Su actuación como el felón rey Claudio dibuja un carácter menos velado y conspirador de lo que debería ser habitual en el personaje. Es un poco como aquellas figuras recortadas en silueta, tan extendidas en el Siglo de las Luces, que son casi una caricatura por la mucha acentuación de los rasgos más notables del retratado.

La Ofelia que marca la dirección de Del Arco parece nacer de un permanente exceso de tensión como concepto. Está bien actuada por Ángela Cremonte, aunque en la escena de la cama y las siguientes su tono resulta algo afectado por momentos. Por otra parte, el enfoque y extensión de la escena de la locura la hacen aparecer más como pasada de vueltas por una intoxicación etílica o un colocón de drogas que como enajenada por un amor frustrado. Es una idea que pienso que está bastante fuera del significado del personaje y sus circunstancias.

Escena de la locura de Ofelia | Foto Ceferino López
Madre o enemiga; esa es la suya, Alteza 
La Gertrudis de Ana Wagener es quizás el personaje del reparto que más va tomando cuerpo, ganando consistencia a lo largo de la función: de la viuda alegre de un rey y (¿ra?) mera pareja sexual del hermano y asesino de su marido del inicio de la obra a la madre desesperada al verse obligada a vivir la, literalmente, fatídica muerte de su hijo. Los personajes secundarios que sobreviven a la poda de la versión están bien resueltos por Cristóbal Suárez (aunque el carácter de su Laertes es un tanto exagerado), José Luis Martínez y Jorge Kent.
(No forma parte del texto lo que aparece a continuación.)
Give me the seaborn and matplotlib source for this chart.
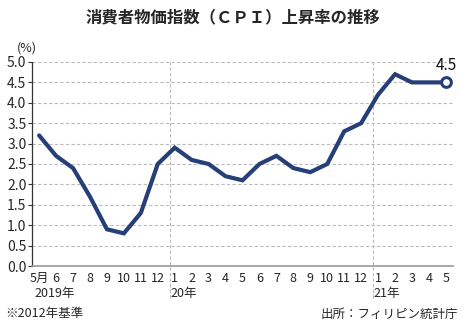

De la música utilizada, podría decirse que es como bastante bifásica. Cuando sólo pretende acompañar y subrayar el texto lo hace con gran eficacia y hay momentos que roza la perfección, como en el diálogo de Hamlet con el espectro de su padre. Esa melodía de extraña raleza del piano sobre unas inquietantes notas pedal en el registro más grave -ambas muy bien resaltadas por la ecualización- emocionan hasta poner los pelos de punta. En las escenas de mayor movimiento, sin embargo, tiene un exceso de presencia, casi llegando a dejar como subsidiarios texto y actuación. Es el caso de la escena de la desaforada locura de Ofelia, antes mencionada.

Cristóbal Suárez  e Israel Elejalde | Foto Ceferino López
Un detalle final digno de los mejores escenarios. La lucha a espada entre Hamlet y Laertes, muy bien coreografiada y en una actuación bien teatralizada, fruto de un más trabajo que notable de Jesús Esperanza y Kike Inchausti, en la mejor tradición de teatro clasico.